SOURCE MATERIAL:
****

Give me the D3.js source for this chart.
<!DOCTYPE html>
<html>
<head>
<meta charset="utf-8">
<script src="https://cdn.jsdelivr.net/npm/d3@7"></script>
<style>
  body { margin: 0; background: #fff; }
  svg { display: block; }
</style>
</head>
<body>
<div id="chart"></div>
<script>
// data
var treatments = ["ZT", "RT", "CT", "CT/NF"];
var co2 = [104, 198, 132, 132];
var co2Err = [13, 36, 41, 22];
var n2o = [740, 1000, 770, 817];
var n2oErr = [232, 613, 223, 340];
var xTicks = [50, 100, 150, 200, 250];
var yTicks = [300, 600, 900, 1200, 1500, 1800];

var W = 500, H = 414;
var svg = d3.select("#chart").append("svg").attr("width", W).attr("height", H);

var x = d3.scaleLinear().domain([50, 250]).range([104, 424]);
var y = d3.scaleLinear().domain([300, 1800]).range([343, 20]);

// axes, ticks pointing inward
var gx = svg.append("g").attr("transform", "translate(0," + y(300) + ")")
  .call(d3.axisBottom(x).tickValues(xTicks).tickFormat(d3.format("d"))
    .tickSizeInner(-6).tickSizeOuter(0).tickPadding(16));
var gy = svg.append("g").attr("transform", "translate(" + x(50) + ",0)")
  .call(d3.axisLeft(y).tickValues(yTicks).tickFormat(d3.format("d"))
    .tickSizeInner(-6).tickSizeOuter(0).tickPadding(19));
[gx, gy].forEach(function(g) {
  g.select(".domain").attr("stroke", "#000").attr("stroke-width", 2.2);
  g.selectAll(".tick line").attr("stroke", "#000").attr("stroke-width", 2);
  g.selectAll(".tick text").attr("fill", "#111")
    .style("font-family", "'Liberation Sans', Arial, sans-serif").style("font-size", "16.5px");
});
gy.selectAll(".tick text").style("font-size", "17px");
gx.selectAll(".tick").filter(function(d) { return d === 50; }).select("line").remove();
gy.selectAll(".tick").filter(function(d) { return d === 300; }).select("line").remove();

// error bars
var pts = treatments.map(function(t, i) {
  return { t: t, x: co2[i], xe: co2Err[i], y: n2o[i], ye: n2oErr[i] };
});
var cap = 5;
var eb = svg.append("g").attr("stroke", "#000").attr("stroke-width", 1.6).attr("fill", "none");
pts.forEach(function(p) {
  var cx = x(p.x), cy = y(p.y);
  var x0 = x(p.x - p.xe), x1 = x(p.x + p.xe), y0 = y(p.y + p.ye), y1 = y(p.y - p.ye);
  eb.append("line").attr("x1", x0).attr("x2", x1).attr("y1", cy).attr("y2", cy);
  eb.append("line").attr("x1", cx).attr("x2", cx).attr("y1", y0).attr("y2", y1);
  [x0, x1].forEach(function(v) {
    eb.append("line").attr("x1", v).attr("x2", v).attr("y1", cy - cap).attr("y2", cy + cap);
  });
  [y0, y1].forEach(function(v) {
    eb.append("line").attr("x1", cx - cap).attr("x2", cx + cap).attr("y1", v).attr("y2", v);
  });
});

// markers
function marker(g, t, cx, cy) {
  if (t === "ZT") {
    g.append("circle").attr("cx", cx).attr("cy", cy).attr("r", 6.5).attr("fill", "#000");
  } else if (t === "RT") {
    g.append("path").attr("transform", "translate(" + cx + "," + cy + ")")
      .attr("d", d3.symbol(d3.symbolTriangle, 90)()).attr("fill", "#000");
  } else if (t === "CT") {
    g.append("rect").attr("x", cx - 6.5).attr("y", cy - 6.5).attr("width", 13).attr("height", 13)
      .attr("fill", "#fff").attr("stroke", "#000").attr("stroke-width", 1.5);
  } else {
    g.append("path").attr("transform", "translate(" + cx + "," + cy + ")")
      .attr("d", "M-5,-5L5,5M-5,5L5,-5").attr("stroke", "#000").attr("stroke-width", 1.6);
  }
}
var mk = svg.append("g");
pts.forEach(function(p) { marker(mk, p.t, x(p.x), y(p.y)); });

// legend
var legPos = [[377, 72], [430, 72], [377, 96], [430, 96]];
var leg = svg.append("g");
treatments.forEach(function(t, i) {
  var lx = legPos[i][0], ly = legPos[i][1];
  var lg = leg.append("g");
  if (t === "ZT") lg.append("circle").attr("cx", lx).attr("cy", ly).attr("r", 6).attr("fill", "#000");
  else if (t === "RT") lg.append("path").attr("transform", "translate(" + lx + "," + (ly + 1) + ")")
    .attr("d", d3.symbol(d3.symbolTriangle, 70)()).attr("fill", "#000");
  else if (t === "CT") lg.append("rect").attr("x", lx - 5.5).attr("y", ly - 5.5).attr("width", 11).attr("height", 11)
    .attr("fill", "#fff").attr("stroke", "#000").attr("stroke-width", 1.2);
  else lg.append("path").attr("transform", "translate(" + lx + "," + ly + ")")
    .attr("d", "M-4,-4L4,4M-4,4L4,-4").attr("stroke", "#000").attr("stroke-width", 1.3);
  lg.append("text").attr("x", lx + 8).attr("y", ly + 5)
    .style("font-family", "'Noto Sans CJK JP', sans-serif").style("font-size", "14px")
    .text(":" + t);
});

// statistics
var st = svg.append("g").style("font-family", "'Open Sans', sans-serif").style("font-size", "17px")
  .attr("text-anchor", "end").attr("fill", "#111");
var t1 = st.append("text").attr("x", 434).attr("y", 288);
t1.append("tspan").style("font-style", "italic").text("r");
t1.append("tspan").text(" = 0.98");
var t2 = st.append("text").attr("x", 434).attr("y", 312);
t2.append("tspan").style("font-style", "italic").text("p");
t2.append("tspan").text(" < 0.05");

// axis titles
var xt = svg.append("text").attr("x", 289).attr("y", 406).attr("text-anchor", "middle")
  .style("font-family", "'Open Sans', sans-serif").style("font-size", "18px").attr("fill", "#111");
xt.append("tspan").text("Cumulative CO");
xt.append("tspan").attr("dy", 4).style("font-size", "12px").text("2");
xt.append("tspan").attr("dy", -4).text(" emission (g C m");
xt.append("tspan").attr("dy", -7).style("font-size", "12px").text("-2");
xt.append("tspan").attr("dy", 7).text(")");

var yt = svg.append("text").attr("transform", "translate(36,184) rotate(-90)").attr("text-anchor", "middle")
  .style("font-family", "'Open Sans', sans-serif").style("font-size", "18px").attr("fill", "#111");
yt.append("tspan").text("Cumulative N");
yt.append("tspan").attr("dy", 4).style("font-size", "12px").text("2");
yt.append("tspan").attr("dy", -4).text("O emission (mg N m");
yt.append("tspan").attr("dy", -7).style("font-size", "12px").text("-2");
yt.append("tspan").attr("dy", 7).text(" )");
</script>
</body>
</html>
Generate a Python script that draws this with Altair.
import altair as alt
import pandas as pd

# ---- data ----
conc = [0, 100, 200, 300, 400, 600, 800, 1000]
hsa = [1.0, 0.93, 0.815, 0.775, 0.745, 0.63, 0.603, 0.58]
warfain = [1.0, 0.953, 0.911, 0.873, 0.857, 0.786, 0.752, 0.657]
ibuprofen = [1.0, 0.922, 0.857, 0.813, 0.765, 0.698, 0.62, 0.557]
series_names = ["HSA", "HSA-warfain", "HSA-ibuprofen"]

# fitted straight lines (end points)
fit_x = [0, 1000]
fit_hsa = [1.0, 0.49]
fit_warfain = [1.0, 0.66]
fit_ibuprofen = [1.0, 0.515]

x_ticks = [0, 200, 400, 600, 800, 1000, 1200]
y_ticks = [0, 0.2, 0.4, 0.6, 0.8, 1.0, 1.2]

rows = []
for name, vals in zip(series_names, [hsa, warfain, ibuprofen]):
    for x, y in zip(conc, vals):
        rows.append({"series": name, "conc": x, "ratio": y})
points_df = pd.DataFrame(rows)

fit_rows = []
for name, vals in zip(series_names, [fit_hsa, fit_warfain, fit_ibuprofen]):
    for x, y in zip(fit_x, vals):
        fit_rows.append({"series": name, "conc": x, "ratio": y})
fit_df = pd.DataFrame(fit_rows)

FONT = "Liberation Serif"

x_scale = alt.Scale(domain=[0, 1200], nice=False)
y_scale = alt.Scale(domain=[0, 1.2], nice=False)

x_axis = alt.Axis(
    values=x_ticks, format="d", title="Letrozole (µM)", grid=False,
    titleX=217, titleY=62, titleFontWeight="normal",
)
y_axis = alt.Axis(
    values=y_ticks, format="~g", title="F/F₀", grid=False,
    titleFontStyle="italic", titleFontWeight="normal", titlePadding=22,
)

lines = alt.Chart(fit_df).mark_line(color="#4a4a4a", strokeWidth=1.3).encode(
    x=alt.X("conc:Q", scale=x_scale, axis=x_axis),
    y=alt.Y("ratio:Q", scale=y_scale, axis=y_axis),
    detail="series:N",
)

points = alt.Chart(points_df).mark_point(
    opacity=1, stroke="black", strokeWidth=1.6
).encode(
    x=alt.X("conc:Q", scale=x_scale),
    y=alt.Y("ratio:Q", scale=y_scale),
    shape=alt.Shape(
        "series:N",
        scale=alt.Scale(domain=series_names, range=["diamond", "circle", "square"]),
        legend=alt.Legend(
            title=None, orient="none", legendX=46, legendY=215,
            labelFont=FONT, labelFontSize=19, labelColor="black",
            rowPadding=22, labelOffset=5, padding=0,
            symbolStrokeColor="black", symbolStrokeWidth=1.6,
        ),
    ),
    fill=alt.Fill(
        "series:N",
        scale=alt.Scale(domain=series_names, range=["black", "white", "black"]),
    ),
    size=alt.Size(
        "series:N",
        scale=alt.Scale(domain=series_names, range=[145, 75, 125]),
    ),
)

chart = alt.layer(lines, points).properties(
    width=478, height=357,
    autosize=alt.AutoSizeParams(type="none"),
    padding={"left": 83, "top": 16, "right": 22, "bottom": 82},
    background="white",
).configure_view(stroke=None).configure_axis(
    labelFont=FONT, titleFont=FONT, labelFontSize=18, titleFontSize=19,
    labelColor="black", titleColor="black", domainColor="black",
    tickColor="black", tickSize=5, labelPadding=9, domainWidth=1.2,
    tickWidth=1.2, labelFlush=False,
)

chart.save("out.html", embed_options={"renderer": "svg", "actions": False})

****

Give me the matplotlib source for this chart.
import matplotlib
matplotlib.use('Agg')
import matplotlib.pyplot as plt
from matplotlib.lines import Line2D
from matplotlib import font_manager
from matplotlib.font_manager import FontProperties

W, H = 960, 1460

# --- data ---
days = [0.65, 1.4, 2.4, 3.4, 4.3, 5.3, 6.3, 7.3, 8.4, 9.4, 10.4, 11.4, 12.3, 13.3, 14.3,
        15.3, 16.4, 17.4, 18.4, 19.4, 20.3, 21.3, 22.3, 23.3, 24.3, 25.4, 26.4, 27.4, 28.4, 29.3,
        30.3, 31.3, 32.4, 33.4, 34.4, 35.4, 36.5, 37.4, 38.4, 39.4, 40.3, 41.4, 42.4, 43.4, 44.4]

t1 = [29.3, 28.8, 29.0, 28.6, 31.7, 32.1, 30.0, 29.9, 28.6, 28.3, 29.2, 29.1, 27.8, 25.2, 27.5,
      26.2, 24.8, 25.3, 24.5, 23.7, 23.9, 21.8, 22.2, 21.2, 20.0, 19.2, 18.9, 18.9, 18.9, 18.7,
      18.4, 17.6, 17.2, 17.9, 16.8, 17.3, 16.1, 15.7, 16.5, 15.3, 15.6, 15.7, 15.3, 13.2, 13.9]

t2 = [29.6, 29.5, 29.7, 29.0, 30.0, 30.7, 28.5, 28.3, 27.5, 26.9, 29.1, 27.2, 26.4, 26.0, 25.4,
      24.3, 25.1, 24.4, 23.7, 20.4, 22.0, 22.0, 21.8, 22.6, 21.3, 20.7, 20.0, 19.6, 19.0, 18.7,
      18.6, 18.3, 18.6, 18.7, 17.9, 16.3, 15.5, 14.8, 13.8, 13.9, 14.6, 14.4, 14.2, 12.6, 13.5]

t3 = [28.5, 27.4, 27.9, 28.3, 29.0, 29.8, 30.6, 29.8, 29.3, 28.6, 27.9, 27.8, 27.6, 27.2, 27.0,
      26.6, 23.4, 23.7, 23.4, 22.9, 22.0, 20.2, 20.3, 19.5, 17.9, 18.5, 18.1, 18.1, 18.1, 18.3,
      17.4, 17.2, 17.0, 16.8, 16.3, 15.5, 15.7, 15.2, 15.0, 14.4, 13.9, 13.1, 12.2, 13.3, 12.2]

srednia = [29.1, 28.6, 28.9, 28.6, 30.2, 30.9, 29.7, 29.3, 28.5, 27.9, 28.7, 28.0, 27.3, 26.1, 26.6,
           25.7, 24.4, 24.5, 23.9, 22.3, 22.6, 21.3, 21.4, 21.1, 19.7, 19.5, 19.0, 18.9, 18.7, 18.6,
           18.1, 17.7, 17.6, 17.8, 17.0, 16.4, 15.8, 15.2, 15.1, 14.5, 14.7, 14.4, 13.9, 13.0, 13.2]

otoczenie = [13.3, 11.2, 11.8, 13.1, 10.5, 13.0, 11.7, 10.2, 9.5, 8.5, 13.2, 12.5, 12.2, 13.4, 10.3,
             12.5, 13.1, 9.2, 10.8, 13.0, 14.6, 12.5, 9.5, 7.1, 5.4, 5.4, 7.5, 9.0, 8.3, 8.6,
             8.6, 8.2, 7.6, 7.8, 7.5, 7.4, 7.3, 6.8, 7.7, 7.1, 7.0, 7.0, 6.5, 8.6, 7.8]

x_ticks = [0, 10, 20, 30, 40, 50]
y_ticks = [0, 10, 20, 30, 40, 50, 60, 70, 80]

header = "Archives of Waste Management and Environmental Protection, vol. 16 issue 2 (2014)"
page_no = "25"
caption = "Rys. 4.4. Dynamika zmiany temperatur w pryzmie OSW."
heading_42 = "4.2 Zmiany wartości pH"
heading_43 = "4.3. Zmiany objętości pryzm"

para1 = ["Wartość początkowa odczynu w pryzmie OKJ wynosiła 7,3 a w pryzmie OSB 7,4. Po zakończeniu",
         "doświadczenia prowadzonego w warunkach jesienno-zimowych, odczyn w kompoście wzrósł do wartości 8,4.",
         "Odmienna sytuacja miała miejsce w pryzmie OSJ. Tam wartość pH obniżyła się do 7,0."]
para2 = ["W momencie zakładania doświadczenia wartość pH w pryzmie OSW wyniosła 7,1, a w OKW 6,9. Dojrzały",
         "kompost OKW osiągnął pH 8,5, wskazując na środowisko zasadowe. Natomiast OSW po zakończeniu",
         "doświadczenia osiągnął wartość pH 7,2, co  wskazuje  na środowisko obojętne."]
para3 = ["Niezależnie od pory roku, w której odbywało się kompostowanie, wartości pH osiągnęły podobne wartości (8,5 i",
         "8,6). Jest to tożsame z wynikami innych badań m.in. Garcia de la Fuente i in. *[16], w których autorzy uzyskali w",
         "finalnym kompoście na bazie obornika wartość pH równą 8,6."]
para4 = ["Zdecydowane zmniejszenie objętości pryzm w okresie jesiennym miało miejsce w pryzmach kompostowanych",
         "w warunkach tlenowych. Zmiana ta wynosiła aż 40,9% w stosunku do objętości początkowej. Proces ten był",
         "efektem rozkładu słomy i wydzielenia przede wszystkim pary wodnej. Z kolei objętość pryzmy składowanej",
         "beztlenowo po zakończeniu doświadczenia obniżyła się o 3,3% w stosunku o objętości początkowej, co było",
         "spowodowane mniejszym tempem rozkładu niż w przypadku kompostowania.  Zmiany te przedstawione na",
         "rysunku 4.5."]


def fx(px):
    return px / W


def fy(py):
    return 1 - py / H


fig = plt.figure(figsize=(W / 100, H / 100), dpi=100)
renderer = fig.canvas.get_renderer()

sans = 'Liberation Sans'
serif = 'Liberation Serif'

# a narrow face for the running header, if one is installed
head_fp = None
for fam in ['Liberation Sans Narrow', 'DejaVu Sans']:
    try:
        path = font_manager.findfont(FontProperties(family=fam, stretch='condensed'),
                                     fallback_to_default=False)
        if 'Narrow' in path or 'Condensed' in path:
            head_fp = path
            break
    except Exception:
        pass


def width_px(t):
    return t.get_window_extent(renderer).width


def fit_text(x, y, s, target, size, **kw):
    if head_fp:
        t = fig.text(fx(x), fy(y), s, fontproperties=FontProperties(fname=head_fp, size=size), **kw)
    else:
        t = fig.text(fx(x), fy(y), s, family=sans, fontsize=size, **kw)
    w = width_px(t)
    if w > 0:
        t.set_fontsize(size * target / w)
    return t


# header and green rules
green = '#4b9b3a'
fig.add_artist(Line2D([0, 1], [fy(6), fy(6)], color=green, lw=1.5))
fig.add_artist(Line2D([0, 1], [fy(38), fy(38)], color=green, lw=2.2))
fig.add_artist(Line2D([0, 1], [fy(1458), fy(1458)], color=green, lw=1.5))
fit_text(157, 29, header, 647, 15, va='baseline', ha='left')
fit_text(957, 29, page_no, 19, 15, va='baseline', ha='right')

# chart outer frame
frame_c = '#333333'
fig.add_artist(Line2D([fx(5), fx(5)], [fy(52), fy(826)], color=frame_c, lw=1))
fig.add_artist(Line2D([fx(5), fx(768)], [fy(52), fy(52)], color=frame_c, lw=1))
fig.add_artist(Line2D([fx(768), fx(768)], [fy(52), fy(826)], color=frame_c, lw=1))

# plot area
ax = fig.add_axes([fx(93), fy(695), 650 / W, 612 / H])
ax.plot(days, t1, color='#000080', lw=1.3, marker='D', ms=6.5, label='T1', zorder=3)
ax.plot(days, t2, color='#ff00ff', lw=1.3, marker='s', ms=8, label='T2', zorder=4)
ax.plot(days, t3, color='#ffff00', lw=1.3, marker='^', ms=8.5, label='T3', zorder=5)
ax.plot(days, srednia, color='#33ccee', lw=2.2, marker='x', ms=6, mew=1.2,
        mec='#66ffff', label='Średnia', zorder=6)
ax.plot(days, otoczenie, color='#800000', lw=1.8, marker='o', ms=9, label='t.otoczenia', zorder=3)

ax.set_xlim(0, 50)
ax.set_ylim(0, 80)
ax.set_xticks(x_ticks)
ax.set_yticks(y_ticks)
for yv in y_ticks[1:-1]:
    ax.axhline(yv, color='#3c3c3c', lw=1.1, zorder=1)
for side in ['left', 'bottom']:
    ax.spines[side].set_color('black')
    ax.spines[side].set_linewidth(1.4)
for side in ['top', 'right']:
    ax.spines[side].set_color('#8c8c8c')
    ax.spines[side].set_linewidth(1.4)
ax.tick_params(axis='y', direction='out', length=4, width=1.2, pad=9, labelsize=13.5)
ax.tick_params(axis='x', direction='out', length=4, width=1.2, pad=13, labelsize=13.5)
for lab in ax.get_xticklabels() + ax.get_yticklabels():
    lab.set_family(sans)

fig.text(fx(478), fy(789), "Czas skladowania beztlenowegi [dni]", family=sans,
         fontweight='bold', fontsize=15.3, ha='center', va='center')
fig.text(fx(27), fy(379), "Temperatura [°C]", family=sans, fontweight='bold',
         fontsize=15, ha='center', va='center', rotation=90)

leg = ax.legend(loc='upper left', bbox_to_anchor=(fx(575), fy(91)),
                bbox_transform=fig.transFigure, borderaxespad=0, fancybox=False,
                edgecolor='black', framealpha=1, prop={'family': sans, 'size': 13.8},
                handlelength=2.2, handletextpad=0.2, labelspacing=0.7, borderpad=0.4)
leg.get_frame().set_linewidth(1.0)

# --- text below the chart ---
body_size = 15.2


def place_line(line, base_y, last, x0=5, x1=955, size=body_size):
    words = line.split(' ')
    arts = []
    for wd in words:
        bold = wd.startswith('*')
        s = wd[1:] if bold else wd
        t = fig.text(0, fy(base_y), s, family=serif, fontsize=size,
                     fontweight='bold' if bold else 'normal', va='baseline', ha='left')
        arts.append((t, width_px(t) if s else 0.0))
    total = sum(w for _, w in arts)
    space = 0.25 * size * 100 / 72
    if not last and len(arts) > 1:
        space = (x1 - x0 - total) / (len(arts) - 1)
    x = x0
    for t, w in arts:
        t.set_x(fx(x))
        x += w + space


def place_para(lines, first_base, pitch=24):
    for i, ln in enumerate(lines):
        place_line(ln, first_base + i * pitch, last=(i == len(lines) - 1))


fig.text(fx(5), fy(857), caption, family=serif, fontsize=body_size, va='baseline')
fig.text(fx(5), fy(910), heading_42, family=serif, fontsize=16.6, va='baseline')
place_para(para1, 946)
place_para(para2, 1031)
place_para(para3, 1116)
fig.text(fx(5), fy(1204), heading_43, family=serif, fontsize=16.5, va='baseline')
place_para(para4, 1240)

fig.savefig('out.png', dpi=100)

****

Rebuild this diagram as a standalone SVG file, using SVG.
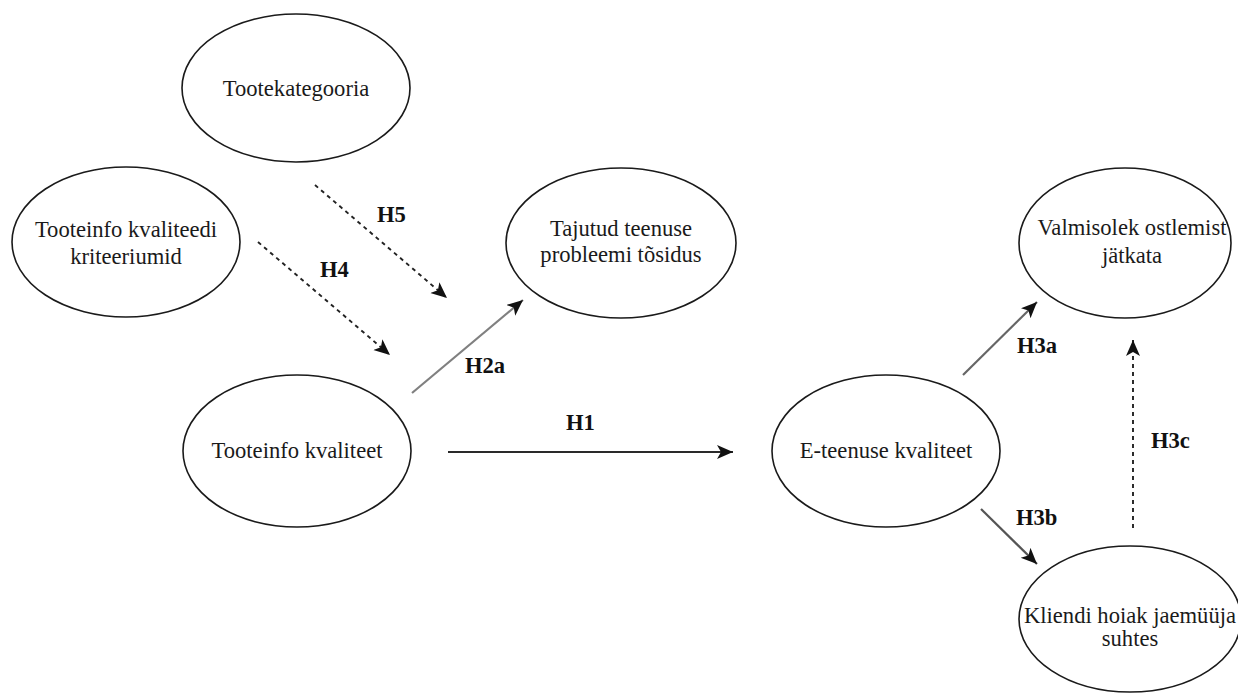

****

WHAT TO DO: Copy exactly the lines from the line with "Give me the matplotlib source for this chart." up to and including the line with "W, H = 960, 1460", and no other lines.

TASK RESULT:
Give me the matplotlib source for this chart.
import matplotlib
matplotlib.use('Agg')
import matplotlib.pyplot as plt
from matplotlib.lines import Line2D
from matplotlib import font_manager
from matplotlib.font_manager import FontProperties

W, H = 960, 1460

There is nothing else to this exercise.